Thursday, October 04, 2007

K's Wedding, Friendship

Last weekend my friend K. got married. Several of us from Colorado flew out to Ohio for the event, which was great fun. Sad, too - I couldn't help but crying over my own disappointed hopes and the recognition of just how much the community I was once part of is scattered across the world. Opportunities to spend time with many of my favorite people are rare.

Some of the weddings I've attended in recent years have offered few opportunities to really enjoy the bride and groom and see their personalities shine through, but this was different. S. & I were able to attend not only the wedding and reception but also a bridal shower on the night before the wedding and a less-formal party held AFTER the reception. So there was more interaction. And the couple put quite a bit of effort into things like introductions, through the printed programs, etc.
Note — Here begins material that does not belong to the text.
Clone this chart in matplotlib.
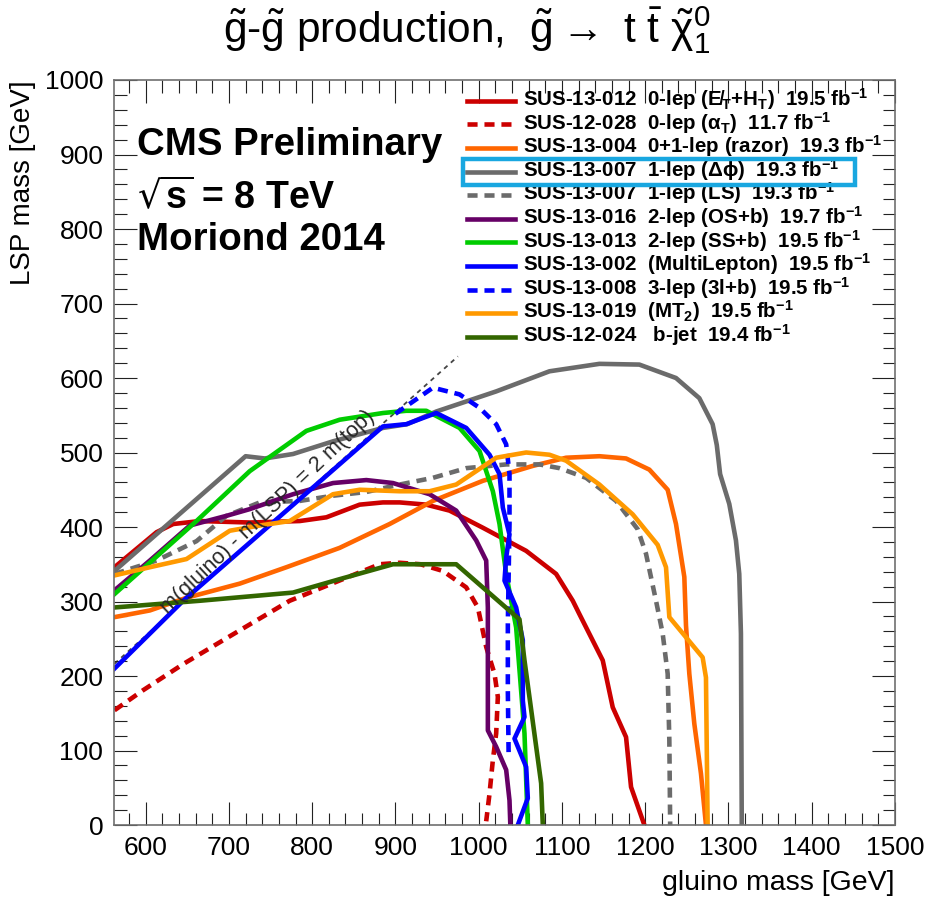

Plus the groom comes from a country where it's traditional that the reception include long speeches - not just short toasts - starting with the groom. They also do skits, performed by the family and close friends of the bride and groom. Watching the groom's brothers dress up pretending to be K & O 'at the old folks' home' looking through old photo albums and reflecting - with slides - on their life (some history, some prophecy...) or the bride's sisters do a 'little people' skit (where someone else under the table 'does' the hands...) of the bride and groom packing for their honeymoon while talking about their courtship was hilarious.

I met K. about 4 years ago when she went on one of our research projects and did an internship with us. After that she joined our staff, raised support and moved to Colorado. We worked together quite a bit, traveled together, taught together. K. was not only the MVP of our office in quite a few ways, as I see it, but she also became one of my closest friends. Her decision to relocate to pursue her relationship with this guy she has just married was both very exciting and quite painful.
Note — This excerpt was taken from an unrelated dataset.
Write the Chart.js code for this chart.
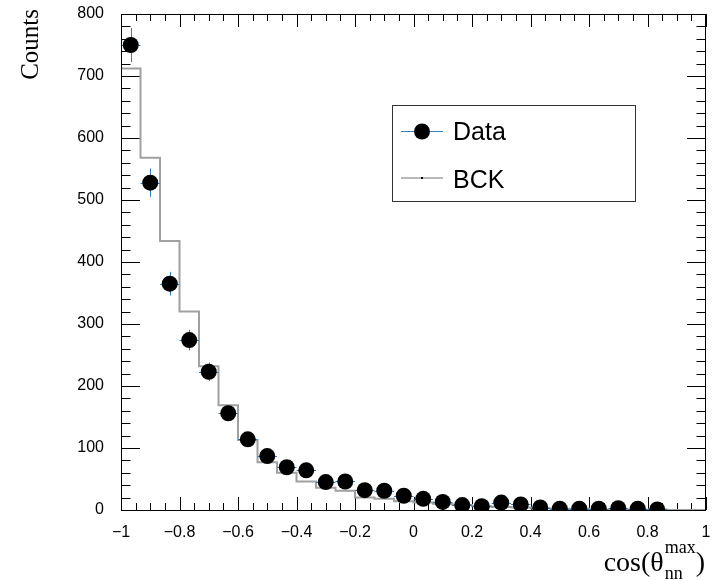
<!DOCTYPE html>
<html>
<head>
<meta charset="utf-8">
<script src="https://cdn.jsdelivr.net/npm/chart.js@4.4.1/dist/chart.umd.min.js"></script>
<style>
  html, body { margin: 0; padding: 0; background: #fff; }
</style>
</head>
<body>
<canvas id="grafico" width="714" height="581"></canvas>
<script>
// histogram: 30 bins from -1 to 1
const binWidth = 2 / 30;
const binCenters = [-0.9667, -0.9, -0.8333, -0.7667, -0.7, -0.6333, -0.5667, -0.5, -0.4333, -0.3667,
                    -0.3, -0.2333, -0.1667, -0.1, -0.0333, 0.0333, 0.1, 0.1667, 0.2333, 0.3,
                    0.3667, 0.4333, 0.5, 0.5667, 0.6333, 0.7, 0.7667, 0.8333, 0.9, 0.9667];
const dataCounts = [750, 528, 365, 274, 223, 156, 114, 87, 69, 64,
                    45, 46, 32, 31, 23, 18, 13, 8, 6, 12,
                    9, 4, 2, 2, 2, 3, 2, 1, null, null];
const bckCounts = [712, 568, 434, 320, 232, 169, 113, 77, 60, 46,
                   36, 31, 20, 18, 14, 12, 10, 8, 6, 5,
                   4, 3, 2, 2, 1, 1, 1, 1, 0, 0];
const xTicks = [-1, -0.8, -0.6, -0.4, -0.2, 0, 0.2, 0.4, 0.6, 0.8, 1];
const yTicks = [0, 100, 200, 300, 400, 500, 600, 700, 800];

const errColor = '#2f80bd';
const bckColor = '#a0a0a0';

const dataPoints = [];
binCenters.forEach((c, i) => {
  if (dataCounts[i] !== null) dataPoints.push({ x: c, y: dataCounts[i] });
});
// step line goes through the low edge of each bin
const bckPoints = binCenters.map((c, i) => ({ x: Math.round((c - binWidth / 2) * 1e4) / 1e4, y: bckCounts[i] }));
bckPoints.push({ x: 1, y: bckCounts[bckCounts.length - 1] });

function linea(ctx, x1, y1, x2, y2) {
  ctx.beginPath();
  ctx.moveTo(x1, y1);
  ctx.lineTo(x2, y2);
  ctx.stroke();
}

// ROOT style ticks inside the frame, on all four sides
const marco = {
  id: 'marco',
  beforeDatasetsDraw(chart) {
    const { ctx, chartArea: a, scales: { x, y } } = chart;
    ctx.save();
    ctx.strokeStyle = '#000';
    ctx.lineWidth = 1;
    for (let i = 0; i <= 40; i++) {
      const px = Math.round(x.getPixelForValue(-1 + i * 0.05)) + 0.5;
      const len = i % 4 === 0 ? 13 : 7;
      linea(ctx, px, a.bottom, px, a.bottom - len);
      linea(ctx, px, a.top, px, a.top + len);
    }
    for (let i = 0; i <= 40; i++) {
      const py = Math.round(y.getPixelForValue(i * 20)) + 0.5;
      const len = i % 5 === 0 ? 19 : 9.5;
      linea(ctx, a.left, py, a.left + len, py);
      linea(ctx, a.right, py, a.right - len, py);
    }
    ctx.restore();
  },
  beforeDatasetDraw(chart, args) {
    if (args.index !== 0) return;
    const { ctx, scales: { x, y } } = chart;
    ctx.save();
    ctx.strokeStyle = errColor;
    ctx.lineWidth = 1;
    binCenters.forEach((c, i) => {
      const v = dataCounts[i];
      if (v === null) return;
      const err = Math.sqrt(v);
      const px = Math.round(x.getPixelForValue(c)) + 0.5;
      const py = Math.round(y.getPixelForValue(v)) + 0.5;
      linea(ctx, px, y.getPixelForValue(v - err), px, y.getPixelForValue(v + err));
      linea(ctx, x.getPixelForValue(c - binWidth / 2), py, x.getPixelForValue(c + binWidth / 2), py);
    });
    ctx.restore();
  },
  afterDatasetsDraw(chart) {
    const { ctx, chartArea: a } = chart;
    ctx.save();
    ctx.strokeStyle = '#000';
    ctx.lineWidth = 1;
    ctx.strokeRect(Math.round(a.left) + 0.5, Math.round(a.top) + 0.5,
                   Math.round(a.right - a.left) - 1, Math.round(a.bottom - a.top));
    ctx.restore();
  },
  afterDraw(chart) {
    const ctx = chart.ctx;
    ctx.save();
    // legend box
    ctx.strokeStyle = '#333';
    ctx.lineWidth = 1;
    ctx.strokeRect(392.5, 105.5, 243, 96);
    const ds = chart.data.datasets;
    ctx.font = '25px "Liberation Sans", Arial, sans-serif';
    ctx.fillStyle = '#000';
    ctx.textBaseline = 'alphabetic';
    ctx.textAlign = 'left';
    // Data
    ctx.strokeStyle = errColor;
    linea(ctx, 401, 131.5, 443, 131.5);
    ctx.beginPath();
    ctx.arc(422, 131.5, 8, 0, Math.PI * 2);
    ctx.fill();
    ctx.fillText(ds[0].label, 453, 140);
    // BCK
    ctx.strokeStyle = bckColor;
    ctx.lineWidth = 1.5;
    linea(ctx, 401, 178, 443, 178);
    ctx.fillRect(421, 177, 2, 2);
    ctx.fillText(ds[1].label, 453, 188);

    // y title
    ctx.font = '25px "Liberation Serif", "Times New Roman", serif';
    ctx.save();
    ctx.translate(38, 9);
    ctx.rotate(-Math.PI / 2);
    ctx.textAlign = 'right';
    ctx.fillText('Counts', 0, 0);
    ctx.restore();

    // x title: cos(θ^max_nn)
    const big = '28px "Liberation Serif", "Times New Roman", serif';
    const small = '18px "Liberation Serif", "Times New Roman", serif';
    ctx.font = big;
    const w1 = ctx.measureText('cos(θ').width;
    const w3 = ctx.measureText(')').width;
    ctx.font = small;
    const w2 = Math.max(ctx.measureText('max').width, ctx.measureText('nn').width);
    let xs = 705 - w3 - w2 - w1 - 1;
    ctx.font = big;
    ctx.fillText('cos(θ', xs, 571);
    xs += w1 + 1;
    ctx.font = small;
    ctx.fillText('max', xs, 553);
    ctx.fillText('nn', xs, 579);
    xs += w2;
    ctx.font = big;
    ctx.fillText(')', xs, 571);
    ctx.restore();
  }
};

function fmt(v) {
  const r = Math.round(v * 10) / 10;
  return r < 0 ? '\u2212' + String(-r) : String(r);
}

new Chart(document.getElementById('grafico').getContext('2d'), {
  type: 'scatter',
  data: {
    datasets: [
      {
        label: 'Data',
        data: dataPoints,
        showLine: false,
        pointRadius: 8,
        pointHoverRadius: 8,
        pointBackgroundColor: '#000',
        pointBorderWidth: 0,
        order: 0
      },
      {
        label: 'BCK',
        type: 'line',
        data: bckPoints,
        stepped: 'before',
        borderColor: bckColor,
        borderWidth: 2,
        pointRadius: 0,
        fill: false,
        order: 1
      }
    ]
  },
  options: {
    responsive: false,
    animation: false,
    events: [],
    layout: { padding: { top: 14, right: 2, left: 0, bottom: 0 } },
    plugins: { legend: { display: false }, tooltip: { enabled: false } },
    scales: {
      x: {
        type: 'linear',
        min: -1,
        max: 1,
        grid: { display: false, drawTicks: false },
        border: { display: false },
        afterBuildTicks: s => { s.ticks = xTicks.map(v => ({ value: v })); },
        afterFit: s => { s.height = 71; s.paddingLeft = 0; s.paddingRight = 0; },
        ticks: {
          padding: 13,
          maxRotation: 0,
          autoSkip: false,
          color: '#000',
          font: { family: '"Liberation Sans", Arial, sans-serif', size: 16 },
          callback: v => fmt(v)
        }
      },
      y: {
        min: 0,
        max: 800,
        grid: { display: false, drawTicks: false },
        border: { display: false },
        afterBuildTicks: s => { s.ticks = yTicks.map(v => ({ value: v })); },
        afterFit: s => { s.width = 121; s.paddingTop = 0; s.paddingBottom = 0; },
        ticks: {
          padding: 17,
          color: '#000',
          font: { family: '"Liberation Sans", Arial, sans-serif', size: 16 },
          callback: v => String(v)
        }
      }
    }
  },
  plugins: [marco]
});
</script>
</body>
</html>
I care about her as a friend, a great deal. Plus I know she also loves and enjoys me. Given that, it would have been appropriate for the two of us to talk a lot in the last year as we've both gone through great upheavals. But we didn't. My fault, really - I pulled away; couldn't bear it.

What is it that makes a friendship close? Partly it's a decision: The makings of a great friendship are not worth much if you don't cultivate the relationship. On the other hand - as in a marriage - it seems like there's not something else there, a fairly strong level of sameness or identification, you can't make it happen.
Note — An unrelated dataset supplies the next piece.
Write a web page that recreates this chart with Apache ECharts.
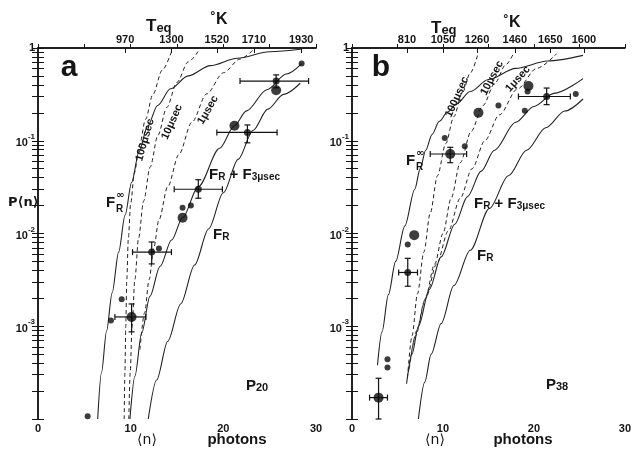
<!DOCTYPE html>
<html>
<head>
<meta charset="utf-8">
<script src="https://cdn.jsdelivr.net/npm/echarts@6/dist/echarts.min.js"></script>
<style>
  html, body { margin: 0; padding: 0; background: #fff; }
  #chart { width: 634px; height: 452px; }
</style>
</head>
<body>
<div id="chart"></div>
<script>
(function () {

    // ---- panel a (P20) : [<n>, P] ----
    var aFRinf = [[6.44, 1.0e-4], [6.85, 3.16e-4], [7.4, 8.9e-4], [8.0, 2.29e-3], [8.7, 6.3e-3], [9.4, 1.58e-2],
        [10.1, 3.55e-2], [10.9, 7.6e-2], [11.8, 0.141], [12.9, 0.24], [14.3, 0.363], [16.2, 0.50],
        [18.6, 0.646], [21.5, 0.776], [25.0, 0.912], [28.5, 0.977]];
    var aFR3 = [[9.92, 1.0e-4], [10.46, 2.9e-4], [11.19, 8.5e-4], [12.08, 2.1e-3], [13.16, 4.4e-3], [14.42, 8.5e-3],
        [15.6, 1.48e-2], [17.3, 3.2e-2], [19.6, 8.3e-2], [21.2, 0.145], [22.5, 0.21], [24.7, 0.355],
        [26.8, 0.525], [28.45, 0.68]];
    var aFR = [[11.9, 1.0e-4], [12.8, 2.63e-4], [14.0, 6.9e-4], [15.4, 1.74e-3], [16.9, 4.57e-3], [18.4, 1.12e-2],
        [20.0, 2.75e-2], [21.6, 6.3e-2], [23.2, 0.129], [24.8, 0.219], [26.5, 0.316], [28.3, 0.417]];
    var a100 = [[9.3, 1.0e-4], [9.38, 3.16e-4], [9.47, 1.0e-3], [9.58, 3.16e-3], [9.75, 8.9e-3], [10.0, 2.1e-2],
        [10.4, 4.5e-2], [10.95, 8.9e-2], [11.6, 0.17], [12.4, 0.316], [13.4, 0.575], [14.4, 0.912]];
    var a10 = [[9.8, 1.0e-4], [9.95, 3.16e-4], [10.15, 1.0e-3], [10.45, 3.16e-3], [10.85, 8.9e-3], [11.4, 2.24e-2],
        [12.1, 5.2e-2], [12.95, 0.115], [13.9, 0.229], [15.0, 0.427], [16.2, 0.708], [17.4, 0.955]];
    var a1 = [[11.0, 5.6e-4], [11.5, 1.4e-3], [12.0, 3.2e-3], [12.5, 7.1e-3], [13.05, 1.4e-2], [14.0, 3.2e-2],
        [15.2, 7.1e-2], [16.6, 0.158], [18.2, 0.32], [20.0, 0.54], [21.8, 0.76], [23.2, 0.95]];

    var aDots = [[28.45, 0.68], [16.5, 0.020], [15.6, 0.019], [13.05, 0.0069], [9.03, 0.00195], [7.87, 0.00115], [5.36, 1.07e-4]];
    var aBig = [[25.7, 0.35], [21.2, 0.145], [15.6, 0.0148]];
    // [n, P, nLow, nHigh, PLow, PHigh]
    var aErr = [[25.7, 0.44, 21.8, 29.2, 0.372, 0.513], [22.6, 0.123, 19.3, 25.8, 0.095, 0.148],
        [17.3, 0.030, 14.7, 19.9, 0.024, 0.038], [12.27, 0.0063, 10.2, 14.4, 0.0047, 0.0081]];
    var aErrBig = [[10.1, 0.00126, 8.3, 11.65, 0.00087, 0.00174]];

    // ---- panel b (P38) ----
    var bFRinf = [[2.8, 3.8e-4], [3.3, 8.7e-4], [4.0, 2.19e-3], [4.8, 5.0e-3], [5.8, 1.2e-2], [6.9, 3.0e-2],
        [7.5, 5.0e-2], [8.1, 7.9e-2], [8.8, 0.117], [9.6, 0.162], [10.5, 0.204], [11.5, 0.251],
        [13.0, 0.339], [15.0, 0.457], [18.0, 0.603], [21.5, 0.724], [25.4, 0.832]];
    var bFR3 = [[6.0, 2.4e-4], [6.6, 5.0e-4], [7.3, 1.0e-3], [8.5, 2.5e-3], [9.8, 5.6e-3], [11.3, 1.26e-2],
        [12.7, 2.5e-2], [14.2, 4.7e-2], [15.65, 7.9e-2], [18.0, 0.158], [20.0, 0.234], [22.2, 0.324], [25.4, 0.468]];
    var bFR = [[7.3, 1.0e-4], [8.0, 2.5e-4], [8.7, 5.0e-4], [9.8, 1.07e-3], [11.2, 2.75e-3], [13.0, 6.6e-3],
        [15.1, 1.86e-2], [17.2, 4.2e-2], [19.2, 7.9e-2], [21.3, 0.138], [23.4, 0.209], [25.4, 0.282]];
    var b100 = [[6.1, 2.8e-4], [6.6, 7.9e-4], [7.2, 2.24e-3], [7.9, 6.3e-3], [8.6, 1.66e-2], [9.4, 4.2e-2],
        [10.3, 9.3e-2], [11.2, 0.182], [12.1, 0.324], [13.0, 0.537], [13.8, 0.83]];
    var b10 = [[6.2, 3.2e-4], [7.0, 7.9e-4], [8.0, 1.9e-3], [9.1, 4.7e-3], [10.0, 1.0e-2], [10.9, 2.4e-2],
        [11.9, 5.8e-2], [13.1, 0.126], [14.4, 0.24], [15.7, 0.417], [16.9, 0.66], [17.8, 0.89]];
    var b1 = [[6.3, 3.5e-4], [7.1, 8.9e-4], [8.1, 2.0e-3], [9.3, 4.7e-3], [10.6, 1.07e-2], [11.9, 2.4e-2],
        [13.2, 5.0e-2], [14.6, 0.10], [16.2, 0.19], [18.2, 0.363], [20.3, 0.603], [22.5, 0.87]];

    var bDots = [[10.2, 0.107], [12.4, 0.087], [16.1, 0.24], [19.0, 0.21], [24.6, 0.32], [19.3, 0.34],
        [6.13, 0.0076], [3.9, 4.4e-4], [3.9, 3.6e-4]];
    var bBig = [[13.9, 0.20], [19.4, 0.39], [6.84, 0.0096]];
    var bErr = [[21.4, 0.30, 18.3, 24.0, 0.245, 0.37], [6.13, 0.0038, 5.13, 7.2, 0.0027, 0.0054]];
    var bErrBig = [[10.8, 0.072, 8.6, 12.6, 0.058, 0.085], [2.92, 1.7e-4, 1.93, 3.9, 1.0e-4, 2.75e-4]];

    // ---- axis labels ----
    var teqPosA = [9.4, 14.4, 19.3, 23.3, 28.4];
    var teqLabA = ['970', '1300', '1520', '1710', '1930'];
    var teqPosB = [6.05, 10.0, 13.75, 17.9, 21.8, 25.5];
    var teqLabB = ['810', '1050', '1260', '1460', '1650', '1600'];
    var xLabVals = [0, 10, 20, 30];
    var yLabVals = [-3, -2, -1, 0];
    var yLabTxt = ['{b|10}{s|-3}', '{b|10}{s|-2}', '{b|10}{s|-1}', '1'];

    var FONT = "'Liberation Sans', 'DejaVu Sans', sans-serif";
    var INK = '#151515';

    var yTicks = [];
    for (var d = -4; d < 0; d++) {
        for (var k = 1; k < 10; k++) yTicks.push(d + Math.log10(k));
    }
    yTicks.push(0);

    function lg(p) { return Math.log10(p); }

    function bottomAxis(grid) {
        return {
            type: 'value', gridIndex: grid, min: 0, max: 30, interval: 5,
            axisLine: { lineStyle: { color: INK, width: 1.5 } },
            axisTick: { inside: true, length: 4, lineStyle: { color: INK } },
            axisLabel: {
                customValues: xLabVals, color: INK, fontFamily: FONT, fontWeight: 'bold', fontSize: 11, margin: 4
            },
            splitLine: { show: false }
        };
    }

    function topAxis(grid, pos, lab) {
        return {
            type: 'value', gridIndex: grid, position: 'top', min: 0, max: 30,
            axisLine: { lineStyle: { color: INK, width: 1.5 } },
            axisTick: { inside: true, length: 5, customValues: pos, lineStyle: { color: INK } },
            axisLabel: {
                customValues: pos, color: INK, fontFamily: FONT, fontWeight: 'bold', fontSize: 11, margin: 3,
                formatter: function (v) {
                    var i = pos.indexOf(v);
                    return i >= 0 ? lab[i] : '';
                }
            },
            splitLine: { show: false }
        };
    }

    function yAxisCfg(grid, side) {
        return {
            type: 'value', gridIndex: grid, position: side, min: -4, max: 0,
            axisLine: { show: true, lineStyle: { color: INK, width: 1.5 } },
            axisTick: { show: true, inside: true, length: 6, customValues: yTicks, lineStyle: { color: INK } },
            axisLabel: {
                show: side === 'left', customValues: yLabVals, margin: 3, color: INK,
                formatter: function (v) { return yLabTxt[yLabVals.indexOf(v)]; },
                rich: {
                    b: { fontFamily: FONT, fontWeight: 'bold', fontSize: 11, lineHeight: 16, verticalAlign: 'bottom', color: INK },
                    s: { fontFamily: FONT, fontWeight: 'bold', fontSize: 8, lineHeight: 9, verticalAlign: 'top', color: INK }
                },
                fontFamily: FONT, fontWeight: 'bold', fontSize: 11
            },
            splitLine: { show: false }
        };
    }

    function curve(pts, ax, dashed) {
        return {
            type: 'line', xAxisIndex: ax, yAxisIndex: ax, silent: true,
            data: pts.map(function (p) { return [p[0], lg(p[1])]; }),
            smooth: 0.3, smoothMonotone: 'x', showSymbol: false, symbol: 'none',
            lineStyle: { color: '#222', width: dashed ? 1 : 1.1, type: dashed ? [4, 3] : 'solid' },
            z: 2
        };
    }

    function dots(pts, ax, size) {
        return {
            type: 'scatter', xAxisIndex: ax, yAxisIndex: ax, silent: true,
            data: pts.map(function (p) { return [p[0], lg(p[1])]; }),
            symbolSize: size, itemStyle: { color: '#0b0b0b' }, z: 4
        };
    }

    function errRender(params, api) {
        var c = api.coord([api.value(0), api.value(1)]);
        var l = api.coord([api.value(2), api.value(1)]);
        var r = api.coord([api.value(3), api.value(1)]);
        var lo = api.coord([api.value(0), api.value(4)]);
        var hi = api.coord([api.value(0), api.value(5)]);
        var st = { stroke: '#111', lineWidth: 1.2 };
        function seg(x1, y1, x2, y2) {
            return { type: 'line', shape: { x1: x1, y1: y1, x2: x2, y2: y2 }, style: st };
        }
        return {
            type: 'group',
            children: [
                seg(l[0], c[1], r[0], c[1]),
                seg(l[0], c[1] - 3, l[0], c[1] + 3),
                seg(r[0], c[1] - 3, r[0], c[1] + 3),
                seg(c[0], lo[1], c[0], hi[1]),
                seg(c[0] - 3, lo[1], c[0] + 3, lo[1]),
                seg(c[0] - 3, hi[1], c[0] + 3, hi[1])
            ]
        };
    }

    function errBars(rows, ax) {
        return {
            type: 'custom', xAxisIndex: ax, yAxisIndex: ax, silent: true, renderItem: errRender,
            data: rows.map(function (e) { return [e[0], lg(e[1]), e[2], e[3], lg(e[4]), lg(e[5])]; }),
            encode: { x: [0, 2, 3], y: [1, 4, 5] }, z: 3
        };
    }

    // ---- annotation texts ----
    var sub = function (size) {
        return { fontFamily: FONT, fontWeight: 'bold', fontSize: size, lineHeight: size, verticalAlign: 'bottom', fill: INK };
    };
    var main = function (size) {
        return { fontFamily: FONT, fontWeight: 'bold', fontSize: size, lineHeight: size + 5, verticalAlign: 'bottom', fill: INK };
    };

    function txt(x, y, text, size, opt) {
        opt = opt || {};
        return {
            type: 'text', x: x, y: y, rotation: opt.rot ? opt.rot * Math.PI / 180 : 0, silent: true,
            style: {
                text: text, fill: INK, fontFamily: opt.family || FONT, fontWeight: opt.weight || 'bold',
                fontSize: size, align: opt.align || 'center', verticalAlign: 'middle', rich: opt.rich
            }
        };
    }

    function richTxt(x, y, text, big, small) {
        return txt(x, y, text, big, { align: 'left', rich: { m: main(big), s: sub(small), p: main(big) } });
    }

    function frInf(x, y) {
        return [
            txt(x, y, 'F', 15, { align: 'left' }),
            txt(x + 10, y - 8, '∞', 10, { align: 'left', family: "'DejaVu Sans', sans-serif" }),
            txt(x + 10, y + 6, 'R', 10, { align: 'left' })
        ];
    }

    var texts = [
        txt(69, 68, 'a', 30),
        richTxt(146, 24, '{m|T}{s|eq}', 17, 13),
        txt(219, 20, '˚K', 16),
        txt(8, 203, 'P⟨n⟩', 13, { align: 'left', family: "'DejaVu Sans', sans-serif" }),
        txt(145, 140, '100μsec', 11, { rot: 74 }),
        txt(172, 122, '10μsec', 11, { rot: 66 }),
        txt(208, 110, '1μsec', 11, { rot: 60 }),
        richTxt(209, 172, '{m|F}{s|R}{p| + F}{s|3μsec}', 15, 10),
        richTxt(213, 232, '{m|F}{s|R}', 15, 10),
        richTxt(246, 383, '{m|P}{s|20}', 15, 11),
        txt(147, 440, '⟨n⟩', 14, { family: "'DejaVu Sans', sans-serif", weight: 'normal' }),
        txt(237, 440, 'photons', 15),

        txt(381, 68, 'b', 30),
        richTxt(431, 26, '{m|T}{s|eq}', 17, 13),
        txt(512, 23, '˚K', 16),
        txt(457, 97, '100μsec', 11, { rot: 66 }),
        txt(492, 78, '10μsec', 11, { rot: 62 }),
        txt(518, 79, '1μsec', 11, { rot: 48 }),
        richTxt(474, 201, '{m|F}{s|R}{p| + F}{s|3μsec}', 15, 10),
        richTxt(477, 253, '{m|F}{s|R}', 15, 10),
        richTxt(546, 382, '{m|P}{s|38}', 15, 11),
        txt(435, 440, '⟨n⟩', 14, { family: "'DejaVu Sans', sans-serif", weight: 'normal' }),
        txt(523, 440, 'photons', 15)
    ].concat(frInf(106, 203), frInf(406, 161));

    var option = {
        animation: false,
        backgroundColor: '#fff',
        grid: [
            { left: 38, top: 48, width: 278, height: 371 },
            { left: 352, top: 48, width: 280, height: 371 }
        ],
        xAxis: [bottomAxis(0), topAxis(0, teqPosA, teqLabA), bottomAxis(1), topAxis(1, teqPosB, teqLabB)],
        yAxis: [yAxisCfg(0, 'left'), yAxisCfg(0, 'right'), yAxisCfg(1, 'left'), yAxisCfg(1, 'right')],
        graphic: texts,
        series: [
            curve(aFRinf, 0), curve(aFR3, 0), curve(aFR, 0),
            curve(a100, 0, true), curve(a10, 0, true), curve(a1, 0, true),
            errBars(aErr.concat(aErrBig), 0),
            dots(aDots, 0, 6), dots(aBig, 0, 10), dots(aErr, 0, 7), dots(aErrBig, 0, 10),

            curve(bFRinf, 2), curve(bFR3, 2), curve(bFR, 2),
            curve(b100, 2, true), curve(b10, 2, true), curve(b1, 2, true),
            errBars(bErr.concat(bErrBig), 2),
            dots(bDots, 2, 6), dots(bBig, 2, 10), dots(bErr, 2, 7), dots(bErrBig, 2, 10)
        ]
    };

    var myChart = echarts.init(document.getElementById('chart'));
    myChart.setOption(option);

})();
</script>
</body>
</html>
While friendship - discovered, developed, or both - is one of the things I prize the most, I don't seem to consistently make decisions that reflect that value. I'd like to see that change. K., of course, understands and forgives me for pulling away from her this year. But overall, this is something I want to give over to God and seek his guidance about in days and weeks to come.

Lord, in your mercy, give me close friends, and show me where to start to be a better friend to those I feel close to and maybe to those I don't. I know I've turned away from what might be some of your greatest blessings to me; I'm sorry! Thanks for your mercy and for second chances. May you be glorified in these relationships; may your kingdom, your purposes, come in our friendships; your will be done here as it is in heaven.

Tuesday, October 02, 2007

Fasting and Feasting / Women in Missions Paper

An article about Muslim fasts and feasts which I wrote for Encountering the World of Islam has been republished by PIONEERS. You should be able to read it online here.

The paper I wrote for the Evangelical Missiological Society a year and a half ago, "Choosing How to Live in a Muslim Context: Case Studies from Missionary Women" (mostly drawing from Through Her Eyes; not much new stuff) was also published in a new volume, Missions in Contexts of Violence, released last weekend at the EMS annual meeting in Minneapolis. Just got a copy. (Sadly, as with many volumes in this series, it is poorly formatted and not well 'poofed.' Some good articles though, if I do say so!)

I'm hopeful that both of these pieces will be used to help equip Christians to engage Muslim cultures with increasing compassion, wisdom, and understanding.